- _EXERCISE_:
A single run of lines is to be printed exactly: starting at the line with "What React, TypeScript" and ending at the line with "const chicagoFringe = [3.9, 7.2, 13.4, 21.9];", both included. Leave the pictures out.

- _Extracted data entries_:
>>>>
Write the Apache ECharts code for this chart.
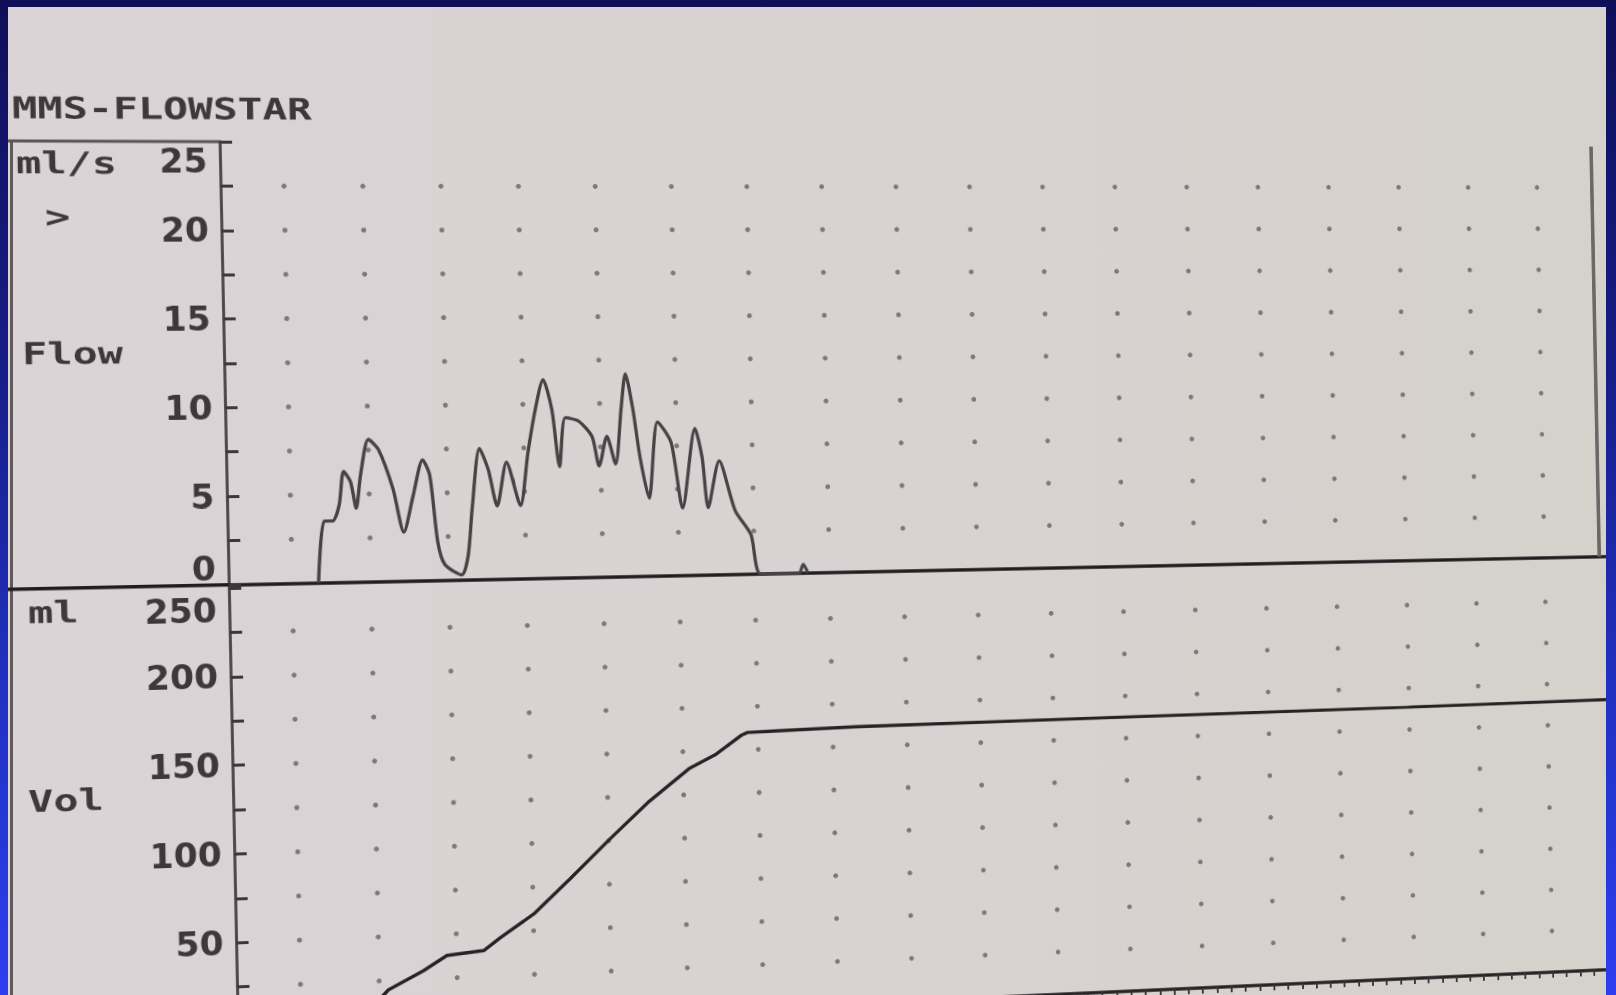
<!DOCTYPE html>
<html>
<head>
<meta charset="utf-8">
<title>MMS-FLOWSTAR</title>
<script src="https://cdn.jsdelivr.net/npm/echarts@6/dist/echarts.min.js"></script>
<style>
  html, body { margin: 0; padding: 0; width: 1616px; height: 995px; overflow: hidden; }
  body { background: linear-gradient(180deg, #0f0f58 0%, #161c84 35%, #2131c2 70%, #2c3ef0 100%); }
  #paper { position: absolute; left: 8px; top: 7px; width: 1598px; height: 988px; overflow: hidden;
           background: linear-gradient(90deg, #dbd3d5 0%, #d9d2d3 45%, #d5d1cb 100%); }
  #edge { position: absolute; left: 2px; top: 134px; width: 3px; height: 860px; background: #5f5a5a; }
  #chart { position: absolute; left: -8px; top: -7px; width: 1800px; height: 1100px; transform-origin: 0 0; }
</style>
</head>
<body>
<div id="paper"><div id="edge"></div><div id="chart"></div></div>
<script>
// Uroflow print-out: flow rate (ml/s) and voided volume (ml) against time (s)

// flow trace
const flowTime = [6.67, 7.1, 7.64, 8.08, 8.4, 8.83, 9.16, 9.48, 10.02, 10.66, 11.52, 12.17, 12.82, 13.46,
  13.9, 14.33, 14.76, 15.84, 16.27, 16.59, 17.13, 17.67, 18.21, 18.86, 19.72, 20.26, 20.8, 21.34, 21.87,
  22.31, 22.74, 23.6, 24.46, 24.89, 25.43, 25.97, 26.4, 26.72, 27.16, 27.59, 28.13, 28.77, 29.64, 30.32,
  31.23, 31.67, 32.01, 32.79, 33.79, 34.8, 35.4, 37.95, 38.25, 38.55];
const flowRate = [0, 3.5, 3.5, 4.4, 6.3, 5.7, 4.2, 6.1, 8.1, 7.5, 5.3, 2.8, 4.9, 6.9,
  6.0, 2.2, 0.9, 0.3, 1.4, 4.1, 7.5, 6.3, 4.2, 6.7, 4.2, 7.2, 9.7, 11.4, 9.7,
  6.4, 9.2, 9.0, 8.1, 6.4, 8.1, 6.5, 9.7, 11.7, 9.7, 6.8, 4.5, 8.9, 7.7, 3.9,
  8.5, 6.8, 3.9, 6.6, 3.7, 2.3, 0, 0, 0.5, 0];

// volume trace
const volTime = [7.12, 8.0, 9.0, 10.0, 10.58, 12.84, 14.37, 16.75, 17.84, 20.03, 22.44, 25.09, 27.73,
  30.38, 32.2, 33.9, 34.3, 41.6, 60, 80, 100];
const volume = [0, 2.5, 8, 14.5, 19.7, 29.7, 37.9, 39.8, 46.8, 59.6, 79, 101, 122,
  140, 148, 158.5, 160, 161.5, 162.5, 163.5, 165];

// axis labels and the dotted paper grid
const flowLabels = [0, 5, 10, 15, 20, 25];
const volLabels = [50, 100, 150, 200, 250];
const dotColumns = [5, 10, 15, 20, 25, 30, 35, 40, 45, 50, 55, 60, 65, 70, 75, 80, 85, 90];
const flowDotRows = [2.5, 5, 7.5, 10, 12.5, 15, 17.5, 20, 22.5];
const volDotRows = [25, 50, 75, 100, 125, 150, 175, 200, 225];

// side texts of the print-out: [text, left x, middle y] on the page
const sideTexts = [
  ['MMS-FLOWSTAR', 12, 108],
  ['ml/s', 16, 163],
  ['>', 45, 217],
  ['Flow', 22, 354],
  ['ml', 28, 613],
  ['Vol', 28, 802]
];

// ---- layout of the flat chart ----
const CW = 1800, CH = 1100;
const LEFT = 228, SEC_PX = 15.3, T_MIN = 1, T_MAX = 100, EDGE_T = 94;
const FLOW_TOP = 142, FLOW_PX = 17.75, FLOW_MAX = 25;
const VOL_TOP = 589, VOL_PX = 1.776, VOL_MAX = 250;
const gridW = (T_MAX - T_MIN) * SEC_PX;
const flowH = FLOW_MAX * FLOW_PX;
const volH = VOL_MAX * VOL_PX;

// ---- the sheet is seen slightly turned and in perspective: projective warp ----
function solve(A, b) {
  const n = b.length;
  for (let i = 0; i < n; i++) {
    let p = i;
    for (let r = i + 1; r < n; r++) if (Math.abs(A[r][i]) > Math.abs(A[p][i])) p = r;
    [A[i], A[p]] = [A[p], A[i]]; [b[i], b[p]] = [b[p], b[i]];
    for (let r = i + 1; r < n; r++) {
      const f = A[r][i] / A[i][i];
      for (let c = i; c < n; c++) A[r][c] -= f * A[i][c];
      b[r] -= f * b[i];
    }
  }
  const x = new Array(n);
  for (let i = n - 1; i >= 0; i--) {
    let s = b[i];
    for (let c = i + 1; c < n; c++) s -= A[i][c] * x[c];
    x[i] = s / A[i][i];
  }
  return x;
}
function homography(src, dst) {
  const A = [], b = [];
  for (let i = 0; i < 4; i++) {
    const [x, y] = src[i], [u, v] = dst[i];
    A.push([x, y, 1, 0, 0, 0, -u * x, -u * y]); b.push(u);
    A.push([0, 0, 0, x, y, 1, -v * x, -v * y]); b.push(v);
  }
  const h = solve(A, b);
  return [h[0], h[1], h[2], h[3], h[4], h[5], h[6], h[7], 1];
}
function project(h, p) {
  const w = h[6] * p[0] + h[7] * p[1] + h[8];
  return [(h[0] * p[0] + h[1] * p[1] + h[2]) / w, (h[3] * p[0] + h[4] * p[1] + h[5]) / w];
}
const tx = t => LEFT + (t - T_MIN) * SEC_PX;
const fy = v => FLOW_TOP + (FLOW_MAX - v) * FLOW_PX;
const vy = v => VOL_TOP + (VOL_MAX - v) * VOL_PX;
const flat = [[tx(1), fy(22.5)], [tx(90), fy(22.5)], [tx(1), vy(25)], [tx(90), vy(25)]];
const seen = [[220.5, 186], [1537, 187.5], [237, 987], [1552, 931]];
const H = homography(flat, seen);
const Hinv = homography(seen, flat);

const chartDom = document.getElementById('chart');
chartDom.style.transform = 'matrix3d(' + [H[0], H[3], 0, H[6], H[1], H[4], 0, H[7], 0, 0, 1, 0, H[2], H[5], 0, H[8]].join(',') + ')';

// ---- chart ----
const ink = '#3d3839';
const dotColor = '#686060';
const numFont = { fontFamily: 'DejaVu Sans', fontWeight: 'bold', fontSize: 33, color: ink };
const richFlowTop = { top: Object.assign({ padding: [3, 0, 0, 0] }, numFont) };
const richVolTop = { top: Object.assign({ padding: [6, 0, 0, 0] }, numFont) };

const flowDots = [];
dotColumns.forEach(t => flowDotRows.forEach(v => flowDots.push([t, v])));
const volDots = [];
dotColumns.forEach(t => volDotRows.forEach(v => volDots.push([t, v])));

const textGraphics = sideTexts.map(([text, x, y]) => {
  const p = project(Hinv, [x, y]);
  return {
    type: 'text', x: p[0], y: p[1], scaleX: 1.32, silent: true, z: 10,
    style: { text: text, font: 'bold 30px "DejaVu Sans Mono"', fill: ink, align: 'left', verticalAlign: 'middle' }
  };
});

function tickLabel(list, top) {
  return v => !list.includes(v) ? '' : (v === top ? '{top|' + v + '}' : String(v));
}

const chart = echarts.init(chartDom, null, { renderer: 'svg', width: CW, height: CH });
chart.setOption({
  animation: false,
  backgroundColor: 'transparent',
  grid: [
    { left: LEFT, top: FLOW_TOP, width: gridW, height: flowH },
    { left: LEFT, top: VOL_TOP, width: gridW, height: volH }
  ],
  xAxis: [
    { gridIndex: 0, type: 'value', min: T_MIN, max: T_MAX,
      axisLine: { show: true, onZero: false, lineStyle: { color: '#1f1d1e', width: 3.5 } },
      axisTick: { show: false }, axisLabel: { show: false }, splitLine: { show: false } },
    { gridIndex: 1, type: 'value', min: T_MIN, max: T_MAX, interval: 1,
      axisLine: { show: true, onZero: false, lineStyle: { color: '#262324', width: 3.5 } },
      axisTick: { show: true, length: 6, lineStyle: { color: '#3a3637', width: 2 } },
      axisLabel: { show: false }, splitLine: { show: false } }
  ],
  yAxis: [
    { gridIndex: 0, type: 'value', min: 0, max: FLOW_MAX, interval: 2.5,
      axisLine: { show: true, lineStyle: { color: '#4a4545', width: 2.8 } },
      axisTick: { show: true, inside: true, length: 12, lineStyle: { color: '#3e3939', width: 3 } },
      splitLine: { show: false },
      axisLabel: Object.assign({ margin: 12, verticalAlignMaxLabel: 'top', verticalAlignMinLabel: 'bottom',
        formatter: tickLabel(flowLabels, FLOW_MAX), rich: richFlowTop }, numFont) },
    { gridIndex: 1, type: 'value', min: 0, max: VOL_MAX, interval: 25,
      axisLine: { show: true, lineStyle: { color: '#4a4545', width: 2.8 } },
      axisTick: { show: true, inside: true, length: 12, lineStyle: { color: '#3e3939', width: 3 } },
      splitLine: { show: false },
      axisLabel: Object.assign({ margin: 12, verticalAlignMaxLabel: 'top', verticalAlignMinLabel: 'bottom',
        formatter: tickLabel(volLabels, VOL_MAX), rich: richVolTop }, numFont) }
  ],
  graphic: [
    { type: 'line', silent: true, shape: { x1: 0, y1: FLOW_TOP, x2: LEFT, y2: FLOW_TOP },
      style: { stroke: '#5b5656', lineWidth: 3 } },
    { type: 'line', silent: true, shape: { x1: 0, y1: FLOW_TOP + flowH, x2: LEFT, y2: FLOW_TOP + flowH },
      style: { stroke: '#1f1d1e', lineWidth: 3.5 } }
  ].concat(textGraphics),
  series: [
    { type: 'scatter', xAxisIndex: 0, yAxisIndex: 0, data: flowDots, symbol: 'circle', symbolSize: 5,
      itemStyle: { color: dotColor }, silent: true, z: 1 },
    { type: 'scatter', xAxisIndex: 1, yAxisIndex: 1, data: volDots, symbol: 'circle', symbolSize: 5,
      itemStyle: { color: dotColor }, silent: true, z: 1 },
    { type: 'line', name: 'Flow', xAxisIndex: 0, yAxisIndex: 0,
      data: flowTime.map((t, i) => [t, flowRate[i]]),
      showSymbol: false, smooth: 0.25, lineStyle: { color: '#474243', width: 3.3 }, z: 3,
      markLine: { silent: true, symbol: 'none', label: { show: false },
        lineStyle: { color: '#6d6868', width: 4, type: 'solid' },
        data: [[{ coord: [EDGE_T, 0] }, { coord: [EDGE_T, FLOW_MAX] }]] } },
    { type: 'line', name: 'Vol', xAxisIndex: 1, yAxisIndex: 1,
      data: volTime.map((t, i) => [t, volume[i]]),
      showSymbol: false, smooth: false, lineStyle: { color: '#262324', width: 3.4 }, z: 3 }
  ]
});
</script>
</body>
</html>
<<<<
>>>>
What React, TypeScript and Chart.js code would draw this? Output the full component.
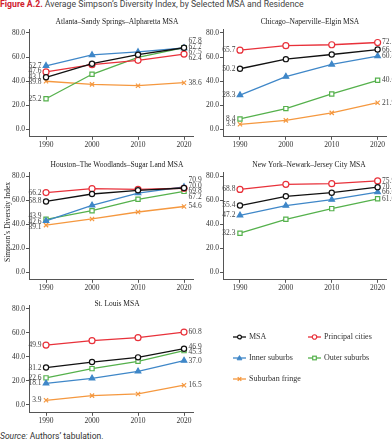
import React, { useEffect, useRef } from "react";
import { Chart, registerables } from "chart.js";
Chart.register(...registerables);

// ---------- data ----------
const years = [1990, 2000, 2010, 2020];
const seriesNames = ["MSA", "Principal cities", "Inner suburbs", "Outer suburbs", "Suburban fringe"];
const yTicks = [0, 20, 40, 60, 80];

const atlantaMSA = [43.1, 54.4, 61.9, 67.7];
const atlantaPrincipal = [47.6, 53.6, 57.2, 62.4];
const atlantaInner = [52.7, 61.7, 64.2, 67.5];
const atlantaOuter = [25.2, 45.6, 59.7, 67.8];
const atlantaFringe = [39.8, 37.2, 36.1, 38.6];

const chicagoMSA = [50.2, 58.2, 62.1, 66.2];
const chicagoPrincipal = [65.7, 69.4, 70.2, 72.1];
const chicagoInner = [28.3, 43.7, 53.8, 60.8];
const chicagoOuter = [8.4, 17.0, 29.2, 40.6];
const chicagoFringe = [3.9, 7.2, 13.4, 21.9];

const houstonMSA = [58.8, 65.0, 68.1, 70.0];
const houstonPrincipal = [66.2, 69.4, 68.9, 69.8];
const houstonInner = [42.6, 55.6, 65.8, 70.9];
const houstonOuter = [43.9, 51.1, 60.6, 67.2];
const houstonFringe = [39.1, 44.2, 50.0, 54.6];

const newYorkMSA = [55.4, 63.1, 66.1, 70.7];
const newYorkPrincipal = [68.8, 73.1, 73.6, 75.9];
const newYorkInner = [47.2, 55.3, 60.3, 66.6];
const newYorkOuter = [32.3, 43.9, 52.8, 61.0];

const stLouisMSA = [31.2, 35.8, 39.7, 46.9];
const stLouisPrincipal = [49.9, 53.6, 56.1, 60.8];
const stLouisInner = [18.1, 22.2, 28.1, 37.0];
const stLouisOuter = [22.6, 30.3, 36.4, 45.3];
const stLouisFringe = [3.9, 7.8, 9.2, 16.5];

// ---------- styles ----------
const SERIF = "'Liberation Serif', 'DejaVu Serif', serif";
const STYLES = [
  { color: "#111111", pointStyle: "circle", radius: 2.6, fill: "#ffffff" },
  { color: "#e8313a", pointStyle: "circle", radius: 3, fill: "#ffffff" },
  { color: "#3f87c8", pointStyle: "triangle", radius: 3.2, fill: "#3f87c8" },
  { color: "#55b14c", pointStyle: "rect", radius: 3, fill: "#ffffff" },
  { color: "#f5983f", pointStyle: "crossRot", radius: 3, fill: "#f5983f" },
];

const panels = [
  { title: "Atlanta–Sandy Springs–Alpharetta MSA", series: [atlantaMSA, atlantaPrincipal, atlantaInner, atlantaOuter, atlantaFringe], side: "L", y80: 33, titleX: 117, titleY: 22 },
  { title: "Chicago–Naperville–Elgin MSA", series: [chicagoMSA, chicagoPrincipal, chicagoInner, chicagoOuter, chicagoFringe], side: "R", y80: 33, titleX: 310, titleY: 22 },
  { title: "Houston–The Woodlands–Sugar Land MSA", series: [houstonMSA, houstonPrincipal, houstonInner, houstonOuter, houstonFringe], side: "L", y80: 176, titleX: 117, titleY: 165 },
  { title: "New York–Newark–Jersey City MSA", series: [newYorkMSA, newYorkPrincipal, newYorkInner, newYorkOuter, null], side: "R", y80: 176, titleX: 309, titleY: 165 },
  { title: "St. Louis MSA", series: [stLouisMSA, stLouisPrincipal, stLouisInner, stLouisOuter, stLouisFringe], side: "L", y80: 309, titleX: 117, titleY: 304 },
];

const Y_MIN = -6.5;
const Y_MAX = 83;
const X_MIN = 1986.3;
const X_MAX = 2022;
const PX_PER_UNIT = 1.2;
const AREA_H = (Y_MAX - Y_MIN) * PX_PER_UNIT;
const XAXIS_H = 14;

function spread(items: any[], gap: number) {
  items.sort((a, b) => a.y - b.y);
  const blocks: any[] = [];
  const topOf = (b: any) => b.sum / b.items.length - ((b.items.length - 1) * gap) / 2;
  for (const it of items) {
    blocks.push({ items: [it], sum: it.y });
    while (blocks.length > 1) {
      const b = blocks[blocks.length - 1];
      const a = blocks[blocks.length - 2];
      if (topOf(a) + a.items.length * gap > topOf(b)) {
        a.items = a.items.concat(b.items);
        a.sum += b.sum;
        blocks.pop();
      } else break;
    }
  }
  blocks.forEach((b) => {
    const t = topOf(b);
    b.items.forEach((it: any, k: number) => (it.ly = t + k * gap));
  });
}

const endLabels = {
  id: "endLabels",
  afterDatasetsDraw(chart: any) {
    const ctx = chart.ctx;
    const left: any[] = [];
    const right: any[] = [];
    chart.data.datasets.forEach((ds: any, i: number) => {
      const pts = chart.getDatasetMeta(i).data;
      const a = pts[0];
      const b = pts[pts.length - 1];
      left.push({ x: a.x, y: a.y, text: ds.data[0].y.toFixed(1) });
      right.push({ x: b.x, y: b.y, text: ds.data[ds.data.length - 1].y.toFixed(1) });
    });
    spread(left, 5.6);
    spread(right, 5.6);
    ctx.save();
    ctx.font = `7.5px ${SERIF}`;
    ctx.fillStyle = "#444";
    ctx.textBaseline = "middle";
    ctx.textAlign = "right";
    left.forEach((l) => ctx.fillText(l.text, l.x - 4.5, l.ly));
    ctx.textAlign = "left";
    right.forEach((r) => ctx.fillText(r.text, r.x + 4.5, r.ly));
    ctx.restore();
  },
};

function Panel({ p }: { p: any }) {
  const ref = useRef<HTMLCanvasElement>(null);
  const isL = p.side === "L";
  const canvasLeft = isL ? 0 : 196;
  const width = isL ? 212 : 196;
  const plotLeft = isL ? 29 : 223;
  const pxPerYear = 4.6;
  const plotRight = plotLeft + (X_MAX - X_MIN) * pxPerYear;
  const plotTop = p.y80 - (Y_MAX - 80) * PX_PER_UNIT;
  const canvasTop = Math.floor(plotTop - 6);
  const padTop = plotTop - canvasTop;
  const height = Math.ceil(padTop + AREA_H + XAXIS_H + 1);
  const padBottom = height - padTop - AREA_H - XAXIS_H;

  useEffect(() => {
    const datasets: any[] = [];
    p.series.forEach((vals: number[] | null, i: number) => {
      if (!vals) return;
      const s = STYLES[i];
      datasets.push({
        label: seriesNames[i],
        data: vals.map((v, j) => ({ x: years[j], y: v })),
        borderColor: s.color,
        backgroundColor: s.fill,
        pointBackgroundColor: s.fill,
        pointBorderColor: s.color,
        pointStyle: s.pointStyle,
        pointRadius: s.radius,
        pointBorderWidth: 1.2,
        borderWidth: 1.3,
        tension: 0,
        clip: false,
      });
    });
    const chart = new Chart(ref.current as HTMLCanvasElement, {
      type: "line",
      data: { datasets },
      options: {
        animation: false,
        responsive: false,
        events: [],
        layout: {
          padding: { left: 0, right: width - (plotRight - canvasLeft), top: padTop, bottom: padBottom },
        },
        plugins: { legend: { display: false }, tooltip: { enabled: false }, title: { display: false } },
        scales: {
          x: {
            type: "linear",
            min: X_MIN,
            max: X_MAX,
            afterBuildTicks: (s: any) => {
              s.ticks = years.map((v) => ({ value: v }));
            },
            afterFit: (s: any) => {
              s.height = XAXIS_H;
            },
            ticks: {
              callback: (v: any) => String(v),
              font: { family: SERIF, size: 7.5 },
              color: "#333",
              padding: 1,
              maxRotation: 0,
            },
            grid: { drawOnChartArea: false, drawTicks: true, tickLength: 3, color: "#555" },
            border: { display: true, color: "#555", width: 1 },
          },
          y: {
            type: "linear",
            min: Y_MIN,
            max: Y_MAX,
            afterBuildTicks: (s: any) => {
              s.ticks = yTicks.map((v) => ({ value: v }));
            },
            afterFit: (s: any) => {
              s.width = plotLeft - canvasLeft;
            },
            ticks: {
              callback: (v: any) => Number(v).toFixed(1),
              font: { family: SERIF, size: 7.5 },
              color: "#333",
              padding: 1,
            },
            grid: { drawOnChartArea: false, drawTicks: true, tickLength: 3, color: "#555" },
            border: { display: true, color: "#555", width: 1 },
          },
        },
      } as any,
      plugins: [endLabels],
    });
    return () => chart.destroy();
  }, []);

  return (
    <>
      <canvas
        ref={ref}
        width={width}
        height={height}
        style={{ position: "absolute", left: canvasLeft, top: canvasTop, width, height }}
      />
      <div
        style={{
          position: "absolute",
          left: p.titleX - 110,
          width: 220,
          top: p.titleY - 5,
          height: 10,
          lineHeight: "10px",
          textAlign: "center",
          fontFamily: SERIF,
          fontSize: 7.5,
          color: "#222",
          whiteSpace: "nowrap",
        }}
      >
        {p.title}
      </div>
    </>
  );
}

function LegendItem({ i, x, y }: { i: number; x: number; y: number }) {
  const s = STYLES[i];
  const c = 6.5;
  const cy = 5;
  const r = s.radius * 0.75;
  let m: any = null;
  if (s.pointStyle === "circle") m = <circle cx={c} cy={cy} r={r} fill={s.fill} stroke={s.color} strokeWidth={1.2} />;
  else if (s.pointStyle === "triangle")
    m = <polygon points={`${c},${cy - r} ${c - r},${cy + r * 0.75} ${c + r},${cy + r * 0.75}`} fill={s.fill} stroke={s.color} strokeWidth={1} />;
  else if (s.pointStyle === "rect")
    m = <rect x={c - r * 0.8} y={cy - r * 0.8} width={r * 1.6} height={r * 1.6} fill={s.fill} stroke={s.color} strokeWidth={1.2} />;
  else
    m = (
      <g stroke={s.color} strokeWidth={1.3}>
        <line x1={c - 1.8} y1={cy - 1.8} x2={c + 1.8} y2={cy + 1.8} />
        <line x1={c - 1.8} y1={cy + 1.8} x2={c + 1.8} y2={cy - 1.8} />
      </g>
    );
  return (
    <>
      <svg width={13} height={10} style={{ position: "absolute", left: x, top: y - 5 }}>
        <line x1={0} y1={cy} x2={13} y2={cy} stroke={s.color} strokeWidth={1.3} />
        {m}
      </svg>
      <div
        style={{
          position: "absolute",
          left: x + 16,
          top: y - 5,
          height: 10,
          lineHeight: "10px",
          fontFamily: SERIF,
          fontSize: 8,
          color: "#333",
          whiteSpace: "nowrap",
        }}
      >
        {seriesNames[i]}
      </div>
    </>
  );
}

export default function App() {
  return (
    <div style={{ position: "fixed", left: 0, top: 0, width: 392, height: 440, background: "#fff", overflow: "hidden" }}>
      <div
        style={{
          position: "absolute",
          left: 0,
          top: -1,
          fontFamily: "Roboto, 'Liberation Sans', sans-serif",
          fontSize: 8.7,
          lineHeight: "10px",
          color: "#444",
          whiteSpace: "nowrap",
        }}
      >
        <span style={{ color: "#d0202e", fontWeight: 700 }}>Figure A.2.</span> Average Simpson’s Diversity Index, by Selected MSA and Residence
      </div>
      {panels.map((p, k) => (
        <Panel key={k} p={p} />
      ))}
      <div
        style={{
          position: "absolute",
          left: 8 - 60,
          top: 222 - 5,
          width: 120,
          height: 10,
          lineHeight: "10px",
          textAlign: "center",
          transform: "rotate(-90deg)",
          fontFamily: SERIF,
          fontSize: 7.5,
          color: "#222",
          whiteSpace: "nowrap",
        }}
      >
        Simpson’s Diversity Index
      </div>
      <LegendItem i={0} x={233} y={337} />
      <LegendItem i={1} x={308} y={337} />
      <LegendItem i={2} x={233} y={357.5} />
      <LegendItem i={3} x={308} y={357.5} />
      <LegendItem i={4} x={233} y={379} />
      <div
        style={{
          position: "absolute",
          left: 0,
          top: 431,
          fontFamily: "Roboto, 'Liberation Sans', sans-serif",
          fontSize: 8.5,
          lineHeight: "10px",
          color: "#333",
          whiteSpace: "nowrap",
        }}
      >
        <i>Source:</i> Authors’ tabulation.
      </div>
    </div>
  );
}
<<<<
- _WRITTEN ANSWER_:
What React, TypeScript and Chart.js code would draw this? Output the full component.
import React, { useEffect, useRef } from "react";
import { Chart, registerables } from "chart.js";
Chart.register(...registerables);

// ---------- data ----------
const years = [1990, 2000, 2010, 2020];
const seriesNames = ["MSA", "Principal cities", "Inner suburbs", "Outer suburbs", "Suburban fringe"];
const yTicks = [0, 20, 40, 60, 80];

const atlantaMSA = [43.1, 54.4, 61.9, 67.7];
const atlantaPrincipal = [47.6, 53.6, 57.2, 62.4];
const atlantaInner = [52.7, 61.7, 64.2, 67.5];
const atlantaOuter = [25.2, 45.6, 59.7, 67.8];
const atlantaFringe = [39.8, 37.2, 36.1, 38.6];

const chicagoMSA = [50.2, 58.2, 62.1, 66.2];
const chicagoPrincipal = [65.7, 69.4, 70.2, 72.1];
const chicagoInner = [28.3, 43.7, 53.8, 60.8];
const chicagoOuter = [8.4, 17.0, 29.2, 40.6];
const chicagoFringe = [3.9, 7.2, 13.4, 21.9];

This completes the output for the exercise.